Problem =
Pictures should be excluded; otherwise, copy every entry exactly.
╭─ Material
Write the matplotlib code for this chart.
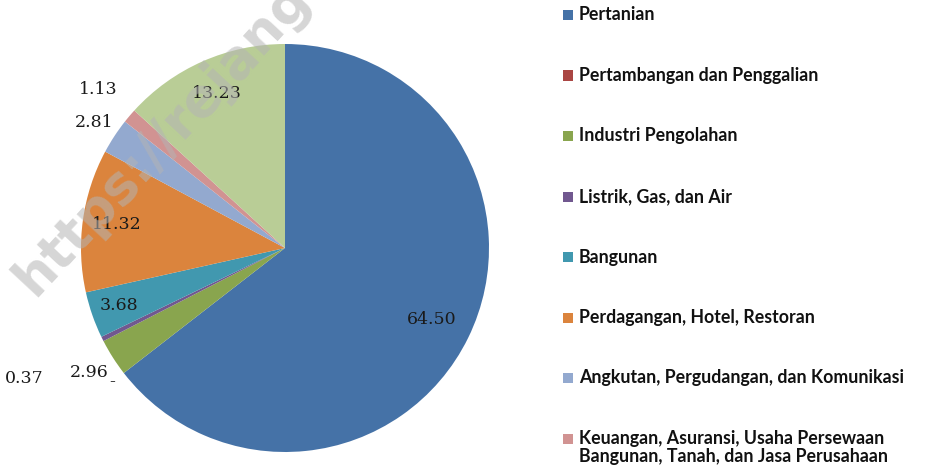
import matplotlib.pyplot as plt
from matplotlib.patches import Rectangle
import numpy as np

# data
sectors = ['Pertanian', 'Pertambangan dan Penggalian', 'Industri Pengolahan',
           'Listrik, Gas, dan Air', 'Bangunan', 'Perdagangan, Hotel, Restoran',
           'Angkutan, Pergudangan, dan Komunikasi',
           'Keuangan, Asuransi, Usaha Persewaan\nBangunan, Tanah, dan Jasa Perusahaan',
           'Jasa-jasa']
values = [64.50, 0.0, 2.96, 0.37, 3.68, 11.32, 2.81, 1.13, 13.23]
colors = ['#4572A7', '#AA4643', '#89A54E', '#71588F', '#4198AF',
          '#DB843D', '#93A9CF', '#D19392', '#B9CD96']
# how far from the centre each value label sits (fraction of radius)
label_dist = [0.80, 1.07, 1.14, 1.43, 0.86, 0.83, 1.12, 1.20, 0.83]

W, H = 928, 470
fig = plt.figure(figsize=(W / 100, H / 100), dpi=100)

cx, cy, r = 285, 248, 204
ax = fig.add_axes([(cx - r) / W, (H - cy - r) / H, 2 * r / W, 2 * r / H])
wedges, _ = ax.pie(values, colors=colors, startangle=90, counterclock=False,
                   wedgeprops=dict(linewidth=0))
ax.set_xlim(-1, 1)
ax.set_ylim(-1, 1)

# value labels
for w, v, d in zip(wedges, values, label_dist):
    mid = np.deg2rad((w.theta1 + w.theta2) / 2)
    txt = '-' if v == 0 else '%.2f' % v
    ax.text(d * np.cos(mid), d * np.sin(mid), txt, ha='center', va='center',
            fontsize=12.5, family='DejaVu Serif', color='#1a1a1a', clip_on=False)

# legend (last entry falls off the bottom of the image)
x0, y0, step = 563, 15, 60.5
for i, (name, c) in enumerate(zip(sectors, colors)):
    y = y0 + i * step
    if y > H:
        break
    fig.patches.append(Rectangle((x0 / W, 1 - (y + 5) / H), 10 / W, 10 / H,
                                 transform=fig.transFigure, facecolor=c,
                                 edgecolor='none'))
    for k, line in enumerate(name.split('\n')):
        fig.text((x0 + 16) / W, 1 - (y + 18 * k) / H, line, ha='left', va='center',
                 fontsize=12.8, family='Lato', fontweight='bold', color='#111111')

# faint watermark
fig.text(162 / W, 1 - 138 / H, 'https://rejang', rotation=47, ha='center', va='center',
         fontsize=38, fontweight='bold', family='DejaVu Sans', color='#b4b4b4',
         alpha=0.55, zorder=5)

fig.savefig('out.png', dpi=100)
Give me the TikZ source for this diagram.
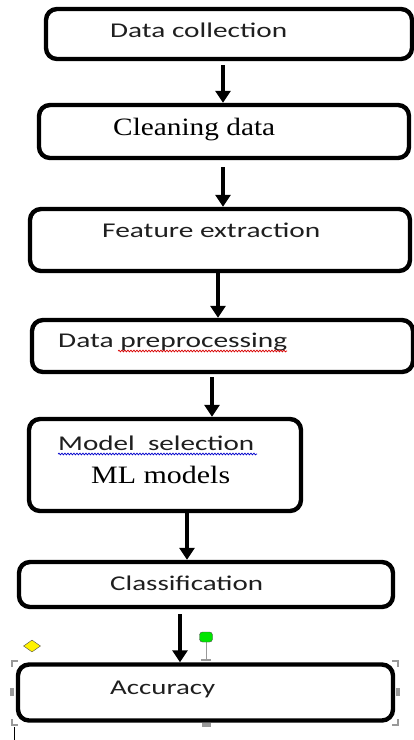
╰─
Worked answer =
Write the matplotlib code for this chart.
import matplotlib.pyplot as plt
from matplotlib.patches import Rectangle
import numpy as np

# data
sectors = ['Pertanian', 'Pertambangan dan Penggalian', 'Industri Pengolahan',
           'Listrik, Gas, dan Air', 'Bangunan', 'Perdagangan, Hotel, Restoran',
           'Angkutan, Pergudangan, dan Komunikasi',
           'Keuangan, Asuransi, Usaha Persewaan\nBangunan, Tanah, dan Jasa Perusahaan',
           'Jasa-jasa']
values = [64.50, 0.0, 2.96, 0.37, 3.68, 11.32, 2.81, 1.13, 13.23]
colors = ['#4572A7', '#AA4643', '#89A54E', '#71588F', '#4198AF',
          '#DB843D', '#93A9CF', '#D19392', '#B9CD96']
# how far from the centre each value label sits (fraction of radius)
label_dist = [0.80, 1.07, 1.14, 1.43, 0.86, 0.83, 1.12, 1.20, 0.83]

W, H = 928, 470
fig = plt.figure(figsize=(W / 100, H / 100), dpi=100)

cx, cy, r = 285, 248, 204
ax = fig.add_axes([(cx - r) / W, (H - cy - r) / H, 2 * r / W, 2 * r / H])
wedges, _ = ax.pie(values, colors=colors, startangle=90, counterclock=False,
                   wedgeprops=dict(linewidth=0))
ax.set_xlim(-1, 1)
ax.set_ylim(-1, 1)

# value labels
for w, v, d in zip(wedges, values, label_dist):
    mid = np.deg2rad((w.theta1 + w.theta2) / 2)
    txt = '-' if v == 0 else '%.2f' % v
    ax.text(d * np.cos(mid), d * np.sin(mid), txt, ha='center', va='center',
            fontsize=12.5, family='DejaVu Serif', color='#1a1a1a', clip_on=False)

# legend (last entry falls off the bottom of the image)
x0, y0, step = 563, 15, 60.5
for i, (name, c) in enumerate(zip(sectors, colors)):
    y = y0 + i * step
    if y > H:
        break
    fig.patches.append(Rectangle((x0 / W, 1 - (y + 5) / H), 10 / W, 10 / H,
                                 transform=fig.transFigure, facecolor=c,
                                 edgecolor='none'))
    for k, line in enumerate(name.split('\n')):
        fig.text((x0 + 16) / W, 1 - (y + 18 * k) / H, line, ha='left', va='center',
                 fontsize=12.8, family='Lato', fontweight='bold', color='#111111')

# faint watermark
fig.text(162 / W, 1 - 138 / H, 'https://rejang', rotation=47, ha='center', va='center',
         fontsize=38, fontweight='bold', family='DejaVu Sans', color='#b4b4b4',
         alpha=0.55, zorder=5)

fig.savefig('out.png', dpi=100)
Give me the TikZ source for this diagram.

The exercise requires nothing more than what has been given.